Ms Gordon told newsGP that performing and interpreting spirometry correctly is essential for health practitioners to be able to diagnose and monitor lung conditions.
‘The symptoms, particularly for asthma, are variable and then they can spontaneously resolve, so you can miss the diagnosis,’ she said.
‘Because the symptoms [of COPD] are rather insidious and can just creep up on people, once again they can delay, and delay discussing those symptoms with their doctor.
‘So early spirometry in either of those situations is really helpful in a more accurate diagnosis, which leads to early and correct treatment.’
Since the Spirometry handbook was last reviewed in 2008, new treatments have been introduced for respiratory conditions that have required a change to the guidelines. 
‘Over that time recommendations have changed and there’s been a lot of new medications introduced. So to perform a diagnostic spirometry test you need to withhold bronchodilators before the test and so there’s updated information about [that],’ Ms Gordon said.
‘The resources also include updated information about calibration and infection control, as well as diagrams and tables outlining contraindications of the tests.’
Dr Ian Almond, a GP who assisted in the review process, said spirometry takes out the guesswork and lowers the chance of under-diagnosis and misdiagnosis.
‘Certainly, some people may decide not to use spirometry because they’re a little uncertain and they’re pushed for time,’ he said. ‘So they’ll just go with their instinct and what a patient tells them, which is understandable.
‘But, unfortunately, that is going to miss those people who’ve got conditions which may resemble asthma but aren’t in fact asthma, and require a totally different management, and probably [a] referral.’
Dr Almond said he hopes the resources will give GPs greater confidence to conduct the test and interpret the data.
‘Obviously those figures are only as good as the techniques and equipment used, and the resource fills that gap to ensure that everybody has the chance of getting an accurate reading,’ he said.
‘It is there to guide GPs through it, and certainly they should make the best use of it.’
GPs can also access the free Spirometry quick reference guide, which contains the most salient points of the handbook.
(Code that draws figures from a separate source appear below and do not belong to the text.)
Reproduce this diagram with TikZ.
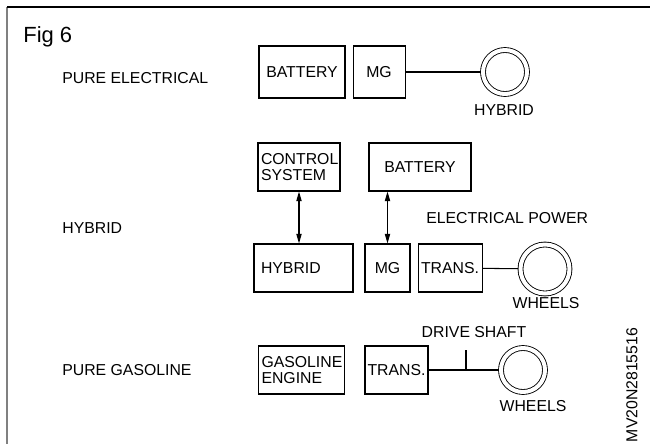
\documentclass[tikz,border=0pt]{standalone}
\usepackage{fontspec}
\setmainfont{Liberation Sans}
\usetikzlibrary{arrows.meta,positioning}

\begin{document}
\begin{tikzpicture}[
  x=0.02cm, y=-0.02cm,
  font=\fontsize{9}{9.6}\selectfont,
  >={Triangle[length=5.5pt,width=3pt]},
  box/.style={
    draw,
    line width=0.6pt,
    minimum height=0.96cm,
    inner xsep=0.06cm,
    inner ysep=0pt,
    align=center
  },
  lbox/.style={box, align=left},
  wheel/.style={
    circle,
    draw,
    line width=0.5pt,
    double,
    double distance=0.08cm,
    outer sep=0.05cm
  },
  tag/.style={anchor=west, inner sep=0pt},
  link/.style={line width=0.6pt},
  arrow/.style={<->, line width=0.6pt}
]

\useasboundingbox (0,0) rectangle (650,444);

% frame
\draw[gray, line width=1.4pt] (7,7) -- (7,444);
\draw[line width=1pt] (7,7) -- (650,7);

\node[tag, font=\fontsize{12.5}{13}\selectfont] (fig) at (23,37) {Fig 6};

% pure electrical
\node[tag] (pureel) at (62,78) {PURE ELECTRICAL};

\node[box, minimum width=1.72cm, minimum height=1.04cm] (battery1) at (302,72) {BATTERY};
\node[box, minimum width=1.04cm, minimum height=1.04cm, right=0.14cm of battery1] (mg1) {MG};
\node[wheel, minimum size=0.88cm] (wheel1) at (505,72) {};
\node (hybridwh) at (504,110) {HYBRID};

\draw[link] (mg1) -- (wheel1);

% hybrid
\node[tag] (hybrid) at (62,228) {HYBRID};

\node[lbox, text width=1.52cm] (control) at (299,167) {CONTROL\\SYSTEM};
\node[box, minimum width=2.04cm] (battery2) at (420,167) {BATTERY};

\node[lbox, text width=1.7cm, inner xsep=0.14cm] (hybridbox) at (303.5,268) {HYBRID};
\node[box, minimum width=0.9cm] (mg2) at (387.5,268) {MG};
\node[box, minimum width=1.28cm, inner xsep=0pt, right=0.14cm of mg2] (trans2) {TRANS.};
\node[wheel, minimum size=0.98cm] (wheel2) at (545,269) {};
\node (wheels2) at (546,303) {WHEELS};
\node[tag] (elpower) at (426,218) {ELECTRICAL POWER};

\draw[arrow] (control.south) -- (control.south |- hybridbox.north);
\draw[arrow] (battery2.south -| mg2.north) -- (mg2.north);
\draw[link] (trans2) -- (wheel2);

% pure gasoline
\node[tag] (puregas) at (62,370) {PURE GASOLINE};

\node[lbox, text width=1.6cm] (gasoline) at (301.5,370) {GASOLINE\\ENGINE};
\node[box, minimum width=1.26cm, inner xsep=0pt] (trans3) at (396.5,370) {TRANS.};
\node[wheel, minimum size=0.88cm] (wheel3) at (523,370) {};
\node (wheels3) at (533,406) {WHEELS};
\node (driveshaft) at (474,332) {DRIVE SHAFT};
\coordinate (shaft) at (466,350);

\draw[link] (trans3) -- (wheel3);
\draw[link] (shaft) -- (shaft |- trans3.east);

\node[rotate=90] (code) at (632,385) {MV20N2815516};

\end{tikzpicture}
\end{document}
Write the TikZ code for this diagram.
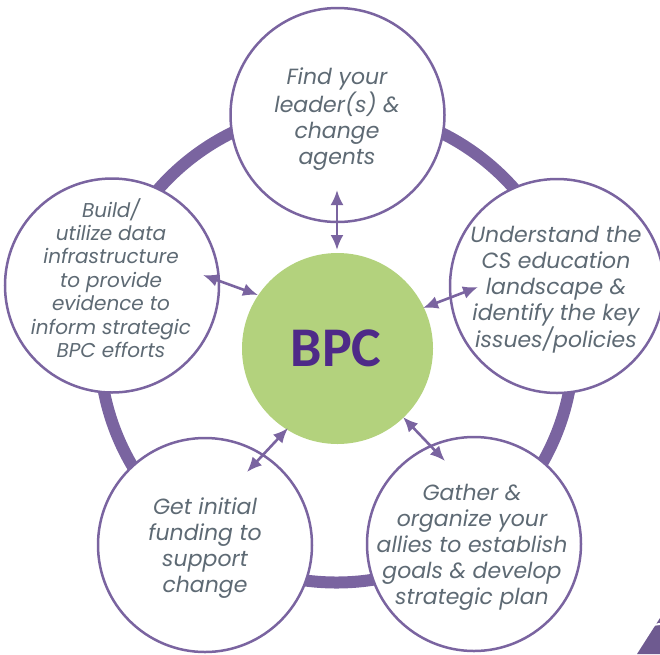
\documentclass[tikz,border=0pt]{standalone}
\usepackage{fontspec}
\setmainfont{Poppins}
\newfontfamily\bpcfont{Carlito}
\usetikzlibrary{arrows.meta}
\definecolor{ringpurple}{HTML}{7A64A0}
\definecolor{bpcgreen}{HTML}{B3D27D}
\definecolor{bpctext}{HTML}{4E2A88}
\definecolor{textgray}{HTML}{5E6A74}
\tikzset{
  stepcircle/.style={circle, draw=ringpurple, line width=2.5pt, fill=white, minimum size=214pt, inner sep=0pt},
  steptext/.style={text=textgray, align=center, font=\fontsize{22}{26}\selectfont\itshape},
  linkarrow/.style={draw=ringpurple, line width=2.6pt, {Latex[length=15pt,width=13pt]}-{Latex[length=15pt,width=13pt]}},
}
\begin{document}
\begin{tikzpicture}[x=1pt,y=-1pt]
\useasboundingbox (0,0) rectangle (660,654);
% ring
\draw[ringpurple, line width=12pt] (336.5,345.5) circle (237);
% outer circles
\node[stepcircle] (top) at (337.5,115) {};
\node[stepcircle] (right) at (557,286) {};
\node[stepcircle] (br) at (474,544) {};
\node[stepcircle] (bl) at (205,545) {};
\node[stepcircle] (left) at (112,285.5) {};
% center
\node[circle, fill=bpcgreen, minimum size=191pt, inner sep=0pt] (bpc) at (337.5,348.5) {};
\node[text=bpctext, font=\bpcfont\bfseries\fontsize{56}{60}\selectfont] (bpclabel) at (336,348) {BPC};
% texts
\node[steptext] (ttop) at (337,119) {Find your\\leader(s) \&\\change\\agents};
\node[steptext] (tright) at (556,290) {Understand the\\CS education\\landscape \&\\identify the key\\issues/policies};
\node[steptext] (tbr) at (472,547) {Gather \&\\organize your\\allies to establish\\goals \& develop\\strategic plan};
\node[steptext] (tbl) at (205,548) {Get initial\\funding to\\support\\change};
\node[steptext, font=\fontsize{20}{23.4}\selectfont\itshape] (tleft) at (111,278) {Build/\\utilize data\\infrastructure\\to provide\\evidence to\\inform strategic\\BPC efforts};
% arrow endpoints
\coordinate (a1) at (337,190); \coordinate (b1) at (337,250);
\coordinate (a2) at (478,287); \coordinate (b2) at (423,308);
\coordinate (a3) at (203,275); \coordinate (b3) at (258,295);
\coordinate (a4) at (247,472); \coordinate (b4) at (288,428);
\coordinate (a5) at (445,461); \coordinate (b5) at (403,417);
\draw[linkarrow] (a1) -- (b1);
\draw[linkarrow] (a2) -- (b2);
\draw[linkarrow] (a3) -- (b3);
\draw[linkarrow] (a4) -- (b4);
\draw[linkarrow] (a5) -- (b5);
% corner fragment
\fill[ringpurple!90!black] (637,654) -- (660,618) -- (660,654) -- cycle;
\draw[white, line width=2pt] (645,626) -- (660,624);
\end{tikzpicture}
\end{document}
A Spirometer buyer’s guide has also been compiled to assist practices that are looking to purchase a spirometer.
In response to the current pandemic, Ms Gordon advised GPs take extra precaution, and refer to the Australian asthma handbook for guidance on coronavirus infection control measures for spirometry.
The coronavirus pandemic has raised concerns for practitioners conducting the test over possible viral transmission, given spirometry has the potential to spread aerosolised droplets into the surrounding air and surfaces.
‘At the moment, the guidelines in terms of performing spirometry with COVID-19 are that they are not done on anyone who’s febrile or anyone who’s got an acute respiratory infective condition,’ she said.
‘Inline filters are [to be] used with the spirometer, and there must be correct infection control procedures in place in terms of disinfection and personal protective equipment (PPE).
‘So it’s not a test that’s being encouraged right now … it’s recommended only in more urgent situations or referring that person to a respiratory laboratory.’